Cinema

Festival di Cannes 2022, Luca Marinelli e Alessandro Borghi di nuovo insieme per Le otto montagne

Film italianissimo nonostante i registi stranieri la pellicola - tratta dal libro che nel 2017 ha vinto il premio Strega - è insieme a Nostalgia di Martone il secondo titolo tricolore in corsa per la Palma d’oro 2022

La sacralità della montagna, che tutto vede, sente e conosce da sempre e per sempre. In pochi ne penetrano i segreti, ma chi ne è “illuminato” ha il destino segnato e soprattutto l’ego “dimensionato”. Paolo Cognetti è tra questi, scrittore sopraffino che a un certo punto della vita ha scelto la via montana e ne ha estratto un romanzo folgorante, Le otto montagne (Einaudi), vincitore dello Strega nel 2017. Oggi il testo è diventato un film omonimo, concorrente al 75° Festival di Cannes, per la regia della coppia belga Felix van Groeningen e Charlotte Vandermeersch con protagonista il duo reso popolare da Non essere cattivo del compianto Caligari, Luca Marinelli e Alessandro Borghi, tornati a recitare insieme dopo sette anni. “Claudio Caligari ci ha regalato questo legame di incredibile amicizia tra noi, questa famiglia. Felix e Charlotte ce ne hanno fatto un nuovo, dopo sette anni, perché sul lavoro non ci eravamo più incontrati” dichiarano emozionati quasi all’unisono Borghi e Marinelli, che hanno ritrovato un “noi” rafforzato, “magari un po’ più vintage”. “Il nostro rapporto mai competitivo è cresciuto, sia come visione più ampia del cinema che come attori e spettatori” aggiunge Alessandro che in Le otto montagne interpreta il montanaro Bruno mentre a Luca è affidato il ruolo di Pietro, voce narrante di libro e film.
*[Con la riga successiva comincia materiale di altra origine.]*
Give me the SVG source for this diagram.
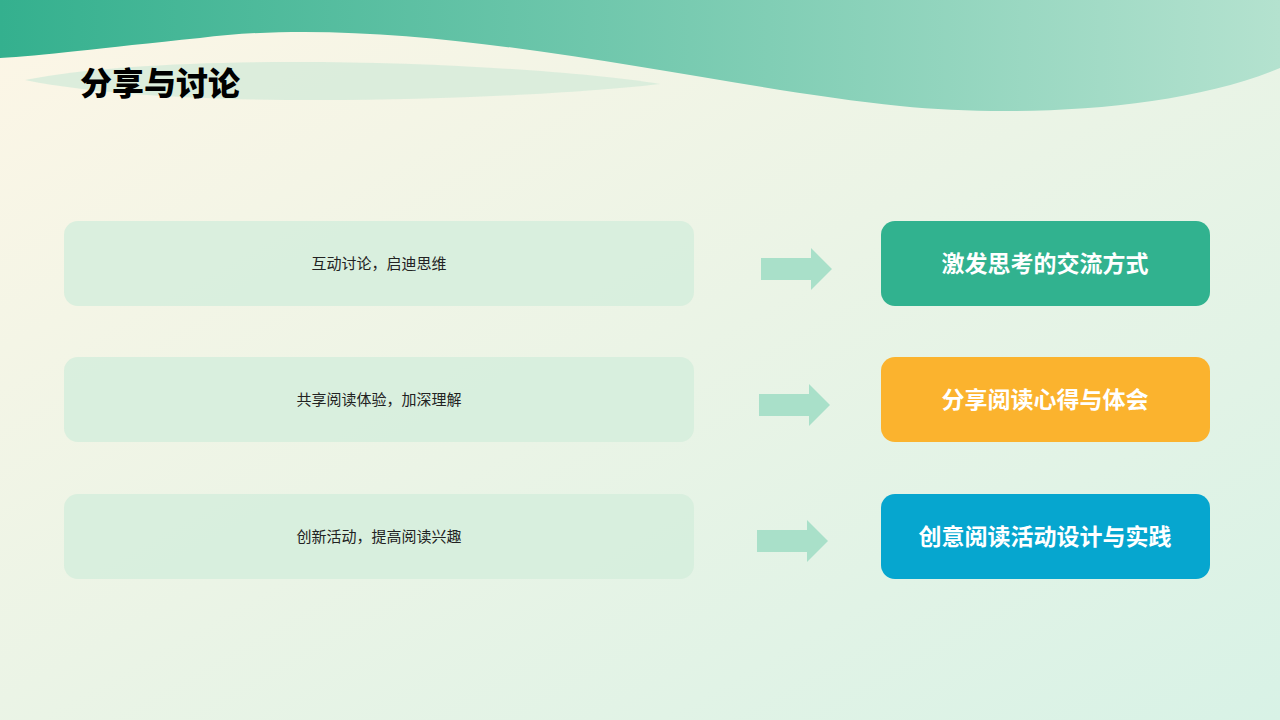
<svg xmlns="http://www.w3.org/2000/svg" width="1280" height="720" viewBox="0 0 1280 720">
<defs>
<linearGradient id="bg" x1="0" y1="0" x2="1" y2="1"><stop offset="0" stop-color="#fdf6e6"/><stop offset="1" stop-color="#d8f2e6"/></linearGradient>
<linearGradient id="wave" x1="0" y1="0" x2="1" y2="0"><stop offset="0" stop-color="#34b08e"/><stop offset="1" stop-color="#b4e2cf"/></linearGradient>
<style>
.box{fill:#d5eddc;opacity:0.85}
.arr{fill:#a9e0c9}
.t{font-family:"Noto Sans CJK SC",sans-serif;font-size:15px;fill:#222;text-anchor:middle}
.b{font-family:"Noto Sans CJK SC",sans-serif;font-size:23px;font-weight:bold;fill:#fff;text-anchor:middle}
</style>
</defs>
<rect width="1280" height="720" fill="url(#bg)"/>
<path d="M0 0H1280V68C1180 110 1020 118 900 106C700 86 420 10 200 38C100 48 40 56 0 58Z" fill="url(#wave)"/>
<path d="M25 80C180 50 520 62 660 84C520 100 180 112 25 80Z" fill="#d4ebd9" opacity="0.8"/>
<text x="80" y="95" font-family="Noto Sans CJK SC,sans-serif" font-size="32" font-weight="900" fill="#000">分享与讨论</text>
<g id="connectors">
<path class="arr" d="M761 258H811V248L832 269L811 290V280H761Z"/>
<path class="arr" d="M759 394H809V384L830 405L809 426V416H759Z"/>
<path class="arr" d="M757 530H807V520L828 541L807 562V552H757Z"/>
</g>
<g id="l1"><rect class="box" x="64" y="221" width="630" height="85" rx="14"/><text class="t" x="379" y="269">互动讨论，启迪思维</text></g>
<g id="l2"><rect class="box" x="64" y="357" width="630" height="85" rx="14"/><text class="t" x="379" y="405">共享阅读体验，加深理解</text></g>
<g id="l3"><rect class="box" x="64" y="494" width="630" height="85" rx="14"/><text class="t" x="379" y="542">创新活动，提高阅读兴趣</text></g>
<g id="r1"><rect x="881" y="221" width="329" height="85" rx="14" fill="#31b28f"/><text class="b" x="1045" y="272">激发思考的交流方式</text></g>
<g id="r2"><rect x="881" y="357" width="329" height="85" rx="14" fill="#fbb32e"/><text class="b" x="1045" y="408">分享阅读心得与体会</text></g>
<g id="r3"><rect x="881" y="494" width="329" height="85" rx="14" fill="#06a6cf"/><text class="b" x="1045" y="545">创意阅读活动设计与实践</text></g>
</svg>
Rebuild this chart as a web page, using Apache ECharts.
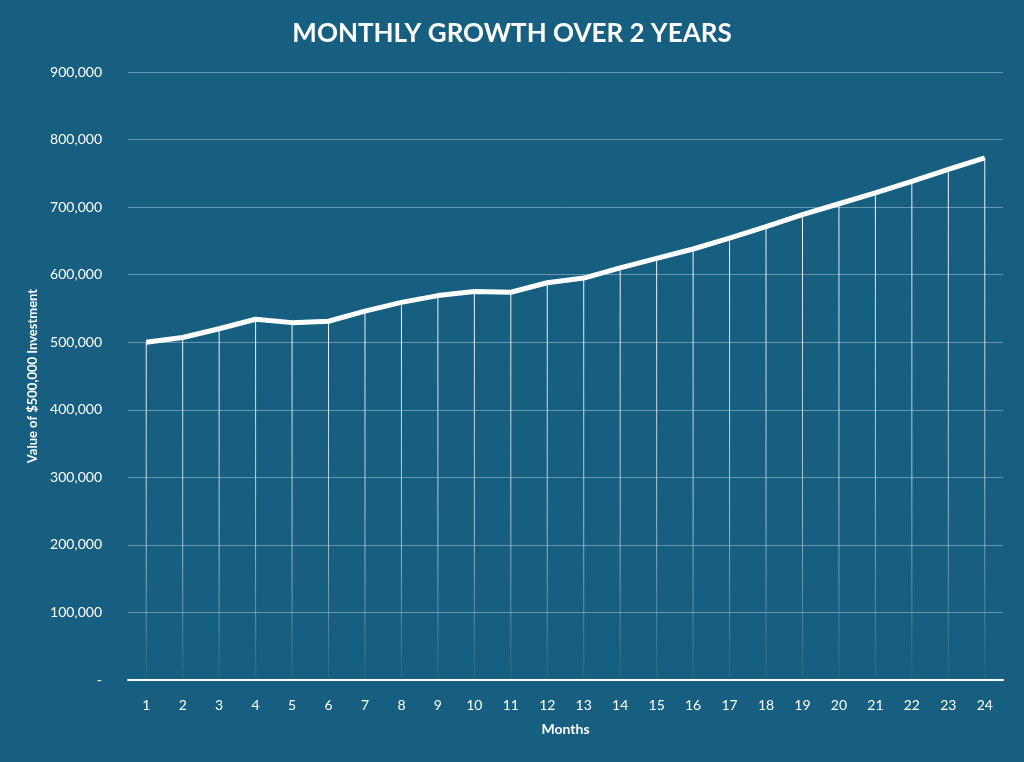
<!DOCTYPE html>
<html>
<head>
<meta charset="utf-8">
<script src="https://cdn.jsdelivr.net/npm/echarts@6/dist/echarts.min.js"></script>
<style>html,body{margin:0;padding:0;background:#175f80;}#chart{width:1024px;height:762px;}</style>
</head>
<body>
<div id="chart"></div>
<script>
var months = ['1','2','3','4','5','6','7','8','9','10','11','12','13','14','15','16','17','18','19','20','21','22','23','24'];
var values = [500000,507000,520000,534000,529000,531000,546000,559000,569000,575000,574000,588000,595000,610000,624000,638000,654000,671000,689000,705000,721000,738000,756000,773000];

var myChart = echarts.init(document.getElementById('chart'));
var option = {
	backgroundColor: '#175f80',
	textStyle: {fontFamily: 'Lato'},
	title: {
		text: 'MONTHLY GROWTH OVER 2 YEARS',
		left: 'center',
		top: 16,
		textStyle: {color: '#fff', fontSize: 26, fontWeight: 'bold', fontFamily: 'Lato'}
	},
	grid: {left: 128, right: 21, top: 72, bottom: 82},
	xAxis: {
		type: 'category',
		data: months,
		boundaryGap: true,
		name: 'Months',
		nameLocation: 'middle',
		nameGap: 42,
		nameTextStyle: {color: '#fff', fontSize: 14, fontWeight: 'bold'},
		axisLine: {lineStyle: {color: '#fff', width: 2}},
		axisTick: {show: false},
		axisLabel: {color: '#fff', fontSize: 14, margin: 18}
	},
	yAxis: {
		type: 'value',
		min: 0,
		max: 900000,
		interval: 100000,
		name: 'Value of $500,000 Investment',
		nameLocation: 'middle',
		nameGap: 88,
		nameTextStyle: {color: '#fff', fontSize: 13, fontWeight: 'bold'},
		axisLabel: {
			color: '#fff', fontSize: 14, margin: 26,
			formatter: function(v){ return v === 0 ? '-' : v.toLocaleString('en-US'); }
		},
		splitLine: {lineStyle: {color: 'rgba(255,255,255,0.35)', width: 1}}
	},
	series: [
		{
			type: 'bar',
			data: values,
			barWidth: 1,
			silent: true,
			itemStyle: {
				color: new echarts.graphic.LinearGradient(0, 0, 0, 1, [
					{offset: 0, color: 'rgba(255,255,255,0.95)'},
					{offset: 0.6, color: 'rgba(255,255,255,0.6)'},
					{offset: 1, color: 'rgba(255,255,255,0.05)'}
				])
			}
		},
		{
			type: 'line',
			data: values,
			symbol: 'none',
			lineStyle: {color: '#fff', width: 5},
			z: 5
		}
	]
};
myChart.setOption(option);
</script>
</body>
</html>
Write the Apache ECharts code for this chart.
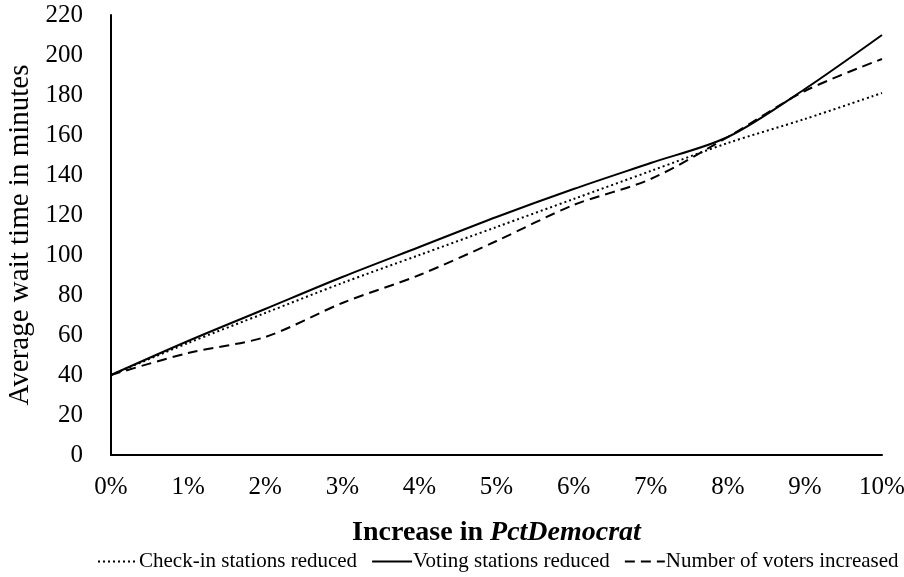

Film italianissimo nonostante i registi stranieri, è insieme a Nostalgia di Martone il secondo titolo tricolore in corsa per la Palma d’oro 2022. Al centro, è noto a chi conosce il libro, è la vicenda di due ragazzi e della loro amicizia lunga una vita. Ad accompagnarli il rapporto intimo con la montagna, emanazione concreta di una natura ai loro occhi mai astratta ma molto attiva nel condizionare le loro esistenze e i rapporti famigliari, specie il legame paterno. Girato in formato 4/3 a media, alta e altissima quota sulle alpi valdostane, è un film che lavora sul tempo in maniera peculiare perché – a detta di Groeningen – è quello “che ci è stato indicato dalla montagna con le sue regole, i suoi silenzi diversi e assordanti, i suoi misteri meditativi”. Eppure c’è della violenza esperienziale in un’opera così open air e radicale dal punto di vista ambientale, specie per chi – come Borghi e Marinelli – non sono cresciuti sui pendii. “Abbiamo fatto veramente le cose di montagna, e la casa che vedete è realmente a 2.300 metri” dichiara l’interprete di Diabolik con una certa soddisfazione.

Accompagnati passo passo dall’esperto Cognetti l’intero cast che comprende anche Filippo Timi ed Elena Lietti si è caricato uno “zaino d’amore” e ha con pazienza iniziato un percorso di “intonazione” ai ritmi e alle fatiche d’altura. Perché solo così poteva sintonizzarsi al cuore narrativo del lavoro letterario in cui la montagna è intesa come punto centrare d’identità dei due protagonisti ed è quindi protagonista essa stessa, il vero nervo vibrante del Bildungsroman di Pietro e Bruno. Il loro percorso è il cerchio tracciato da un compasso di cui Bruno è il braccio fisso al centro attorno al quale ruota Pietro come braccio mobile ma in perenne equidistanza e dipendenza. Non è forse un caso che Cognetti sia un matematico di formazione: questa si recepisce nell’intera struttura costitutiva delle Otto montagne, inteso sia come libro che come film. In tale contesto Luca Marinelli e Alessandro Borghi sono mutati in uomini ruvidi, complici spigolosi e intimamente devoti ai misteri montani, che si assomigliano dalle Alpi all’Himalaya, intonandosi al respiro imponente che pervade l’intero lungometraggio di Groeningen e Vandermeersch, il cui unico difetto è quello di aver indugiato troppo in lunghezza (qualche taglio in più avrebbe giovato nel radicare il film in bellezza e potenza). Film sui fantasmi, sui segreti, sulla fatica delle parole a comunicare il senso profondo dell’esistere e del relazionarsi, Le otto montagne riesce con un cinema di discreto livello a rivelarci che le asperità delle rocce montane altro non sono che il nostro vivere quotidiano, fatto di resistenze e resilienze. Il film uscirà nella seconda metà dell’anno per Vision Distribution.